[SOURCE DATA]
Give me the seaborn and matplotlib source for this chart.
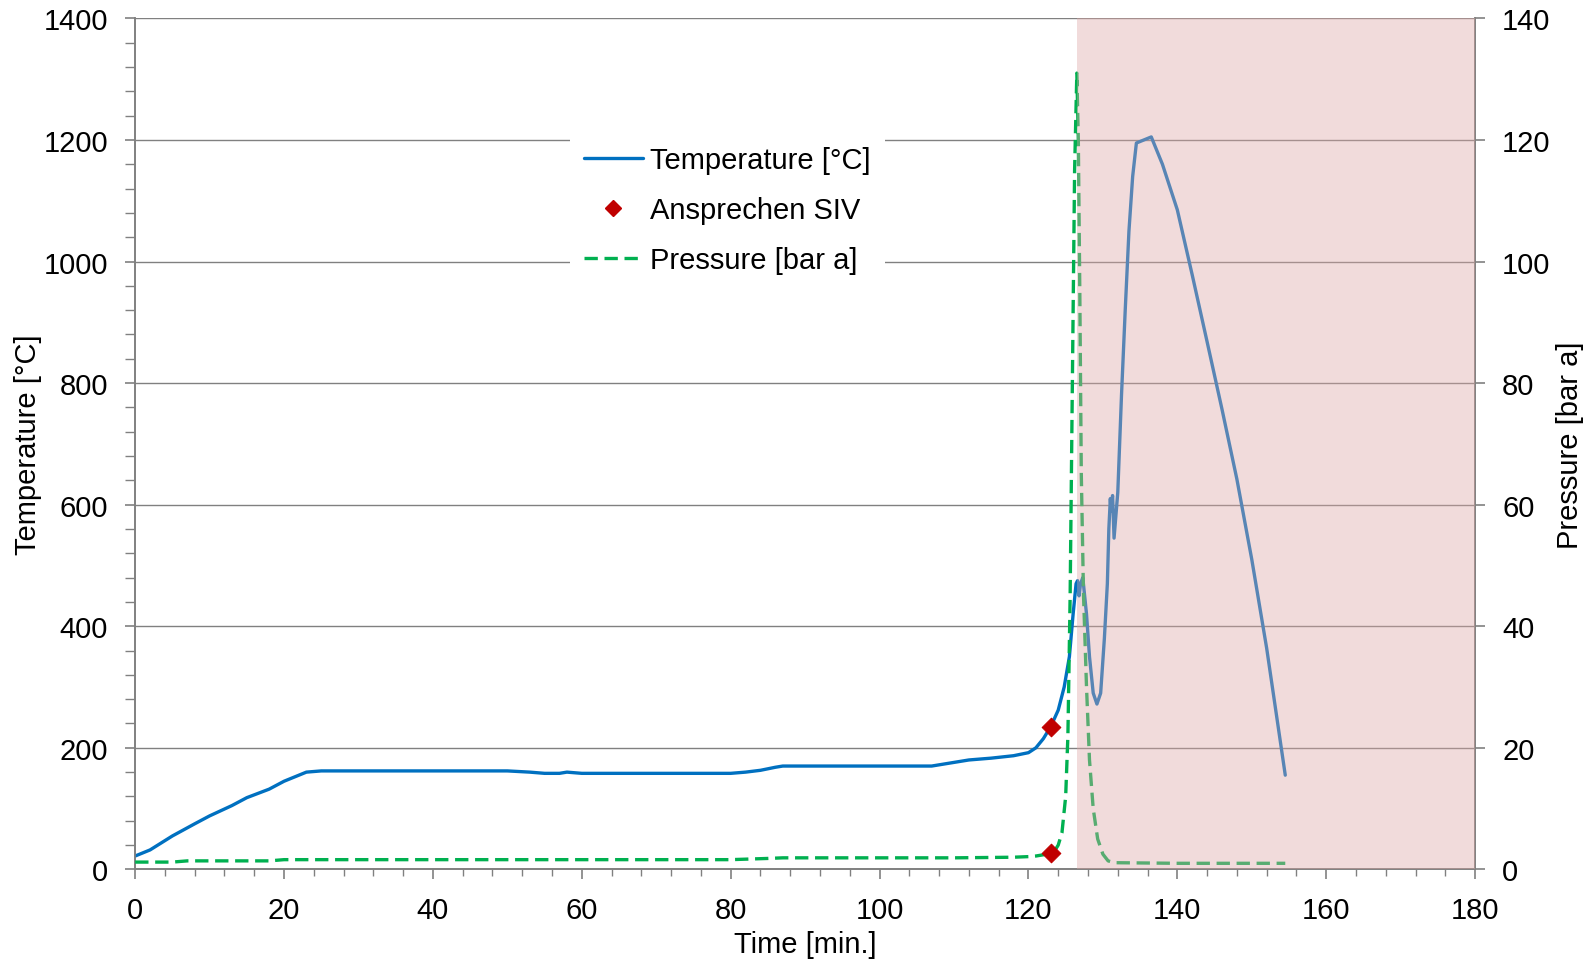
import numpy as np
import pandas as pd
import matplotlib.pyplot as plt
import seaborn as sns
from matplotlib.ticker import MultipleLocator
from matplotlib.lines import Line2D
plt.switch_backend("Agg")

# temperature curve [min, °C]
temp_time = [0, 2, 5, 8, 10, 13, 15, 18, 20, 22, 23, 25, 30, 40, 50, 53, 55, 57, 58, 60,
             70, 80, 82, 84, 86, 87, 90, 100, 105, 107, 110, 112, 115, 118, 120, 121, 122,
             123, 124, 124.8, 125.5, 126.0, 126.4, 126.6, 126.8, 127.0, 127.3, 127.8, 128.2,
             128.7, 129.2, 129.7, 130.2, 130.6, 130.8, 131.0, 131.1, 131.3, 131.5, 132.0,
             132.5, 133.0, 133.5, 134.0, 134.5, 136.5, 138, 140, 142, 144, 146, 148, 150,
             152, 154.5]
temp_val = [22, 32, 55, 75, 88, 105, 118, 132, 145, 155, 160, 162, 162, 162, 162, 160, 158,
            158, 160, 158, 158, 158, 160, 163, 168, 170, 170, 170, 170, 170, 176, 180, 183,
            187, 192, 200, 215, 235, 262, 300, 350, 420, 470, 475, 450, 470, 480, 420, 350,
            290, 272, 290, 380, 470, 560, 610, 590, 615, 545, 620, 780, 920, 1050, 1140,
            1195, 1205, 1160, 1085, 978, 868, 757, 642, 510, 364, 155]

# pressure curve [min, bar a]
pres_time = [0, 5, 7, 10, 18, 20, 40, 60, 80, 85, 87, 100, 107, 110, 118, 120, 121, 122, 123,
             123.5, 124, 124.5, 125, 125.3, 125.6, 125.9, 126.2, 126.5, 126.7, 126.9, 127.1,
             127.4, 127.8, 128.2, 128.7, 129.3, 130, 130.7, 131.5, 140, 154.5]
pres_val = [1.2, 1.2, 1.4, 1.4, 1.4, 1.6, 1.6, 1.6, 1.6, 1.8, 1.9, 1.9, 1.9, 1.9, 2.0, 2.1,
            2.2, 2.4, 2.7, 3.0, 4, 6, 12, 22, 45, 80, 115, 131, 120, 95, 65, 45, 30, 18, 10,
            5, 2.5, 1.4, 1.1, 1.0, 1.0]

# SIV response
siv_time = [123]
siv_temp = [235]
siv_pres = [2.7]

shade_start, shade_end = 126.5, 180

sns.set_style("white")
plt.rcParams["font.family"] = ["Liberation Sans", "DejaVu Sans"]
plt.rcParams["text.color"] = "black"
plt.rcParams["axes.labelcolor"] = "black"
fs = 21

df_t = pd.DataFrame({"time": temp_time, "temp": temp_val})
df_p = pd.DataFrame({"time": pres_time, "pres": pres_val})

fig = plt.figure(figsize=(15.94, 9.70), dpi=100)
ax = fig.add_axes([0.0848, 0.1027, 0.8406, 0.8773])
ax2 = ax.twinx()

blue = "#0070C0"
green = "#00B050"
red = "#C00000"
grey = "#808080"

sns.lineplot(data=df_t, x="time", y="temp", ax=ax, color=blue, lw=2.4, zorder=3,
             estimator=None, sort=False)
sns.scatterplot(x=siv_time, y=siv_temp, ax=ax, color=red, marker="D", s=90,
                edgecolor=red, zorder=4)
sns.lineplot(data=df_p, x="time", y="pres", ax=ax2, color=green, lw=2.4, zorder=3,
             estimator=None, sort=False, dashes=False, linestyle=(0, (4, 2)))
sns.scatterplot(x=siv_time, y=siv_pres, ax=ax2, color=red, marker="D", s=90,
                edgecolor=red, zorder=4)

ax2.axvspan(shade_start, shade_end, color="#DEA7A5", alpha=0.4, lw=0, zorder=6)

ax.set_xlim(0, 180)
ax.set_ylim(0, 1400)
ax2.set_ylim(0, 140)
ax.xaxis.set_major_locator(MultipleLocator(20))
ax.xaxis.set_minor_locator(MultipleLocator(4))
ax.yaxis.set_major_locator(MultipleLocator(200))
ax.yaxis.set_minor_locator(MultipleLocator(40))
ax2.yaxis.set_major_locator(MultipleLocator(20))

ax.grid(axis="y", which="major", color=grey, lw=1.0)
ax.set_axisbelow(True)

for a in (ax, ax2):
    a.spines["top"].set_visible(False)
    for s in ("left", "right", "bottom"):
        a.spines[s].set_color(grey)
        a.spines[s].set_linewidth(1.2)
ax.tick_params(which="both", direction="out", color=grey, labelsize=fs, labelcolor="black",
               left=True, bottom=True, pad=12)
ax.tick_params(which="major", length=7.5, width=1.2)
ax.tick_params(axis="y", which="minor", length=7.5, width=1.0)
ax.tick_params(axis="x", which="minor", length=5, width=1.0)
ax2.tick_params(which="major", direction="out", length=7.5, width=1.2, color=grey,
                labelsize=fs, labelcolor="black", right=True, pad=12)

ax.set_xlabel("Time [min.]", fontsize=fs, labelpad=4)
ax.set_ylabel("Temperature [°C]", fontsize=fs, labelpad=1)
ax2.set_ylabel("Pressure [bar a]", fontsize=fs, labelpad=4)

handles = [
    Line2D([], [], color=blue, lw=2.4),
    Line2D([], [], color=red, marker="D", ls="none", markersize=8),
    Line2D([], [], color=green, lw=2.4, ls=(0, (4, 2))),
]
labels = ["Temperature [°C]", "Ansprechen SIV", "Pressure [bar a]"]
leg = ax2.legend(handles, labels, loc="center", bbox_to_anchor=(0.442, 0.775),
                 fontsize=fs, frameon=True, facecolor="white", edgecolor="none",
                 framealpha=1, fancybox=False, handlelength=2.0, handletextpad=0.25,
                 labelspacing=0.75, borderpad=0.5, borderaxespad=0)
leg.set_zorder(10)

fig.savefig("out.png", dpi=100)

[REQUIREMENTS] Reproduce the material above in full, exactly, with no images.

[SOLVED PROBLEM]
Give me the seaborn and matplotlib source for this chart.
import numpy as np
import pandas as pd
import matplotlib.pyplot as plt
import seaborn as sns
from matplotlib.ticker import MultipleLocator
from matplotlib.lines import Line2D
plt.switch_backend("Agg")

# temperature curve [min, °C]
temp_time = [0, 2, 5, 8, 10, 13, 15, 18, 20, 22, 23, 25, 30, 40, 50, 53, 55, 57, 58, 60,
             70, 80, 82, 84, 86, 87, 90, 100, 105, 107, 110, 112, 115, 118, 120, 121, 122,
             123, 124, 124.8, 125.5, 126.0, 126.4, 126.6, 126.8, 127.0, 127.3, 127.8, 128.2,
             128.7, 129.2, 129.7, 130.2, 130.6, 130.8, 131.0, 131.1, 131.3, 131.5, 132.0,
             132.5, 133.0, 133.5, 134.0, 134.5, 136.5, 138, 140, 142, 144, 146, 148, 150,
             152, 154.5]
temp_val = [22, 32, 55, 75, 88, 105, 118, 132, 145, 155, 160, 162, 162, 162, 162, 160, 158,
            158, 160, 158, 158, 158, 160, 163, 168, 170, 170, 170, 170, 170, 176, 180, 183,
            187, 192, 200, 215, 235, 262, 300, 350, 420, 470, 475, 450, 470, 480, 420, 350,
            290, 272, 290, 380, 470, 560, 610, 590, 615, 545, 620, 780, 920, 1050, 1140,
            1195, 1205, 1160, 1085, 978, 868, 757, 642, 510, 364, 155]

# pressure curve [min, bar a]
pres_time = [0, 5, 7, 10, 18, 20, 40, 60, 80, 85, 87, 100, 107, 110, 118, 120, 121, 122, 123,
             123.5, 124, 124.5, 125, 125.3, 125.6, 125.9, 126.2, 126.5, 126.7, 126.9, 127.1,
             127.4, 127.8, 128.2, 128.7, 129.3, 130, 130.7, 131.5, 140, 154.5]
pres_val = [1.2, 1.2, 1.4, 1.4, 1.4, 1.6, 1.6, 1.6, 1.6, 1.8, 1.9, 1.9, 1.9, 1.9, 2.0, 2.1,
            2.2, 2.4, 2.7, 3.0, 4, 6, 12, 22, 45, 80, 115, 131, 120, 95, 65, 45, 30, 18, 10,
            5, 2.5, 1.4, 1.1, 1.0, 1.0]

# SIV response
siv_time = [123]
siv_temp = [235]
siv_pres = [2.7]

shade_start, shade_end = 126.5, 180

sns.set_style("white")
plt.rcParams["font.family"] = ["Liberation Sans", "DejaVu Sans"]
plt.rcParams["text.color"] = "black"
plt.rcParams["axes.labelcolor"] = "black"
fs = 21

df_t = pd.DataFrame({"time": temp_time, "temp": temp_val})
df_p = pd.DataFrame({"time": pres_time, "pres": pres_val})

fig = plt.figure(figsize=(15.94, 9.70), dpi=100)
ax = fig.add_axes([0.0848, 0.1027, 0.8406, 0.8773])
ax2 = ax.twinx()

blue = "#0070C0"
green = "#00B050"
red = "#C00000"
grey = "#808080"

sns.lineplot(data=df_t, x="time", y="temp", ax=ax, color=blue, lw=2.4, zorder=3,
             estimator=None, sort=False)
sns.scatterplot(x=siv_time, y=siv_temp, ax=ax, color=red, marker="D", s=90,
                edgecolor=red, zorder=4)
sns.lineplot(data=df_p, x="time", y="pres", ax=ax2, color=green, lw=2.4, zorder=3,
             estimator=None, sort=False, dashes=False, linestyle=(0, (4, 2)))
sns.scatterplot(x=siv_time, y=siv_pres, ax=ax2, color=red, marker="D", s=90,
                edgecolor=red, zorder=4)

ax2.axvspan(shade_start, shade_end, color="#DEA7A5", alpha=0.4, lw=0, zorder=6)

ax.set_xlim(0, 180)
ax.set_ylim(0, 1400)
ax2.set_ylim(0, 140)
ax.xaxis.set_major_locator(MultipleLocator(20))
ax.xaxis.set_minor_locator(MultipleLocator(4))
ax.yaxis.set_major_locator(MultipleLocator(200))
ax.yaxis.set_minor_locator(MultipleLocator(40))
ax2.yaxis.set_major_locator(MultipleLocator(20))

ax.grid(axis="y", which="major", color=grey, lw=1.0)
ax.set_axisbelow(True)

for a in (ax, ax2):
    a.spines["top"].set_visible(False)
    for s in ("left", "right", "bottom"):
        a.spines[s].set_color(grey)
        a.spines[s].set_linewidth(1.2)
ax.tick_params(which="both", direction="out", color=grey, labelsize=fs, labelcolor="black",
               left=True, bottom=True, pad=12)
ax.tick_params(which="major", length=7.5, width=1.2)
ax.tick_params(axis="y", which="minor", length=7.5, width=1.0)
ax.tick_params(axis="x", which="minor", length=5, width=1.0)
ax2.tick_params(which="major", direction="out", length=7.5, width=1.2, color=grey,
                labelsize=fs, labelcolor="black", right=True, pad=12)

ax.set_xlabel("Time [min.]", fontsize=fs, labelpad=4)
ax.set_ylabel("Temperature [°C]", fontsize=fs, labelpad=1)
ax2.set_ylabel("Pressure [bar a]", fontsize=fs, labelpad=4)

handles = [
    Line2D([], [], color=blue, lw=2.4),
    Line2D([], [], color=red, marker="D", ls="none", markersize=8),
    Line2D([], [], color=green, lw=2.4, ls=(0, (4, 2))),
]
labels = ["Temperature [°C]", "Ansprechen SIV", "Pressure [bar a]"]
leg = ax2.legend(handles, labels, loc="center", bbox_to_anchor=(0.442, 0.775),
                 fontsize=fs, frameon=True, facecolor="white", edgecolor="none",
                 framealpha=1, fancybox=False, handlelength=2.0, handletextpad=0.25,
                 labelspacing=0.75, borderpad=0.5, borderaxespad=0)
leg.set_zorder(10)

fig.savefig("out.png", dpi=100)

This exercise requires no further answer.